Benedictine held its annual commencement ceremonies this past weekend, and I happened to be there because I was the speaker. After all the degrees had been handed out, two young men in dress blue were called back on stage. Before their families, their classmates, and their teachers, these men raised their right hands and swore to "support and defend" our Constitution. And then Lt. Jeff Fetters and Lt. Michael Mundie were presented to their class as "the newest officers in the United States Army."

What a striking moment this was. Here were two young men who had stepped forward to wear the uniform in a time of war – and who had their service publicly acknowledged by their peers and institution. One retired general who graduated from this same campus in 1966 put it this way. "These young men will need every bit of encouragement in the world they have now entered," said Tom Wessels. "And by golly, it was great to see them get it."

Now, Benedictine is hardly an Army kind of place. On this campus, you are far more likely to encounter someone becoming a missionary than someone entering the military. And not everyone assents to its generally conservative outlook. In fact, one of the three valedictorians made a point of saying so – and used her address to emphasize that it was important for Benedictine to make room for people like her. The point, of course, is that Benedictine did make room for her.

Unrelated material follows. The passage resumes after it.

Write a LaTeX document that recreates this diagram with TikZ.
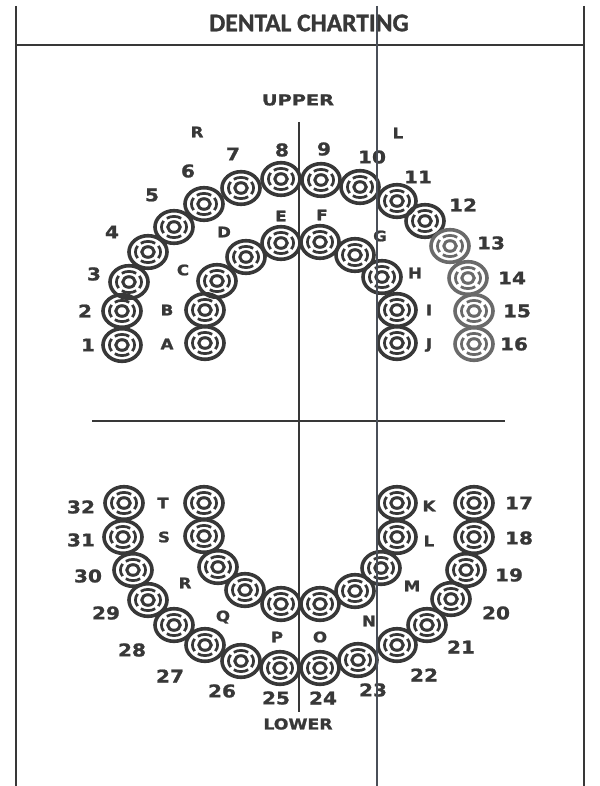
\documentclass[tikz,border=0pt]{standalone}
\usepackage{fontspec}
\newfontfamily\titlefont{Carlito Bold}[FakeBold=1.2]
\newfontfamily\labfont{DejaVu Sans Bold}[FakeStretch=1.15, FakeBold=1.2]
\definecolor{ink}{HTML}{383838}
\definecolor{faded}{HTML}{6A6A6A}
\definecolor{scanline}{HTML}{4A4F58}
\tikzset{
  toothpic/.pic={
    \draw[line width=3.6pt] (0,0) ellipse [x radius=19, y radius=16.3];
    \draw[line width=3pt] (0,0) ellipse [x radius=6.2, y radius=5.3];
    \foreach \a in {0,90,180,270}{
      \draw[line width=2.7pt] (\a-35:12.6 and 10.6) arc[start angle=\a-35, end angle=\a+35, x radius=12.6, y radius=10.6];
    }
  },
  numlab/.style={font=\labfont\fontsize{17.5}{17.5}\selectfont, text=ink, inner sep=0pt},
  letlab/.style={font=\labfont\fontsize{14.5}{14.5}\selectfont, text=ink, inner sep=0pt},
  wordlab/.style={font=\labfont\fontsize{15}{15}\selectfont, text=ink, inner sep=0pt},
  frameline/.style={line width=1.8pt, draw=ink},
  midline/.style={line width=2.8pt, draw=ink}
}
\begin{document}
\begin{tikzpicture}[x=1pt, y=-1pt]
\useasboundingbox (0,0) rectangle (599,786);
% frame
\coordinate (tl) at (16,6);
\coordinate (bl) at (16,786);
\coordinate (tr) at (584,6);
\coordinate (br) at (584,786);
\coordinate (hl) at (16,45);
\coordinate (hr) at (584,45);
\draw[frameline] (tl) -- (bl);
\draw[frameline] (tr) -- (br);
\draw[frameline] (hl) -- (hr);
\node[font=\titlefont\fontsize{25.5}{25.5}\selectfont, text=ink, inner sep=0pt] (title) at (309,23) {DENTAL CHARTING};
% midlines
\coordinate (mt) at (299,122);
\coordinate (mb) at (299,712);
\coordinate (ml) at (92,421);
\coordinate (mr) at (505,421);
\draw[midline] (mt) -- (mb);
\draw[midline] (ml) -- (mr);
% teeth (dark)
\foreach \x/\y in {122/345,122/311,129/282,148/252,174/227,204/204,241/188,281/179,
  321/180,360/187,397/201,425/221,
  205/343,205/310,217/281,246/257,281/243,320/242,355/255,382/277,397/310,397/343,
  124/503,123/537,133/570,148/600,174/625,205/645,241/661,280/668,
  320/668,358/660,397/645,427/625,451/599,466/570,474/537,474/503,
  204/503,204/536,218/567,245/590,281/604,320/604,355/591,381/568,397/537,397/503}
  \pic[draw=ink] at (\x,\y) {toothpic};
% faded teeth
\foreach \x/\y in {450/246,468/278,474/311,474/344}
  \pic[draw=faded] at (\x,\y) {toothpic};
% number labels
\foreach \n/\x/\y in {1/88/345,2/85/311,3/94/274,4/112/232,5/152/195,6/188/171,7/233/154,8/282/150,
  9/324/149,10/372/157,11/418/177,12/463/205,13/491/243,14/512/278,15/517/311,16/514/344,
  17/519/503,18/519/538,19/509/575,20/496/613,21/461/647,22/424/675,23/373/690,24/323/698,
  25/276/698,26/222/691,27/170/676,28/132/650,29/106/613,30/88/576,31/81/540,32/81/507}
  \node[numlab] (n\n) at (\x,\y) {\n};
% upper primary letters
\foreach \l/\x/\y in {A/167/344,B/167/310,C/183/270,D/224/232,E/281/216,F/322/215,G/380/236,H/415/273,I/429/310,J/429/345}
  \node[letlab] (u\l) at (\x,\y) {\l};
% lower primary letters
\foreach \l/\x/\y in {K/429/506,L/429/541,M/412/586,N/369/621,O/320/637,P/277/637,Q/223/617,R/185/583,S/164/537,T/163/503}
  \node[letlab] (d\l) at (\x,\y) {\l};
% side letters
\node[letlab] (sideR) at (197,132) {R};
\node[letlab] (sideL) at (398,133) {L};
\node[wordlab] (upper) at (298,100) {\scalebox{1.12}[1]{UPPER}};
\node[wordlab] (lower) at (298,724) {LOWER};
% scan line
\coordinate (st) at (377,6);
\coordinate (sb) at (377,786);
\draw[line width=2pt, draw=scanline] (st) -- (sb);
\end{tikzpicture}
\end{document}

How far removed this is from the kind of orthodoxy that reigns at Harvard. There ROTC has not been allowed on campus (students can do the coursework at another school) since it was booted off during the Vietnam War. It remains unwelcome largely because of the military's "don't ask, don't tell" policy that excludes openly gay individuals.

In November 2001, the school's then-president, Larry Summers, tried to bridge the divide. At the Kennedy School, he spoke about the "special grace" that attends "those who are prepared to sacrifice their lives for our country." And Mr. Summers backed up his words by attending the commissioning ceremonies for Harvard's ROTC graduates.

Unfortunately, his successor, Drew Faust, did not attend last year's ceremony. Recently, she announced she will attend this year's ceremony. And in an email, a Harvard spokesman confirms that while President Faust has the "greatest admiration" for Harvard's ROTC students, she has clearly stated that the opportunity to serve should be open to all Harvard students – and any reference she makes that day will be "respectfully and appropriately conveyed." In other words, she reserves the right to use the event to voice disagreement with "don't ask, don't tell."

What would this mean? Well, for the Harvard seniors who will be receiving the gold bars of a second lieutenant, it would mean a political note injected into what should be a day of pride and celebration. It would mean that they will be called to account for a political policy that they do not set. And it would mean that in their first moments as new officers, they will be told by the leader of their university that they serve an institution that isn't, well, quite worthy of Harvard.

How sad this is. We are constantly told by critics that it is the war and the administration's policy they oppose, not the troops. University commissioning ceremonies would be a good time to prove it. Whether our new officers come from Benedictine or Harvard, they will be entrusted with one of the gravest responsibilities in our democracy: the lives of the men and women under their command. When America's sons and daughters are put in harm's way, we want them led by officers of character and integrity.

The United States military is one of our nation's most open and diverse institutions. The freedoms our universities depend on are defended by those who wear the uniform. And whether you are for the war in Iraq or against it, for gays in the military or against them, we should be able to honor these good men and women – publicly and without embarrassment.

When the lieutenants at Benedictine were sent off from their campus, it was with the prayers and respect of their college community. Our young officers at Harvard deserve no less. And if President Faust wants an example of the kind of diversity that makes this possible, she need look no farther than Atchison, Kan.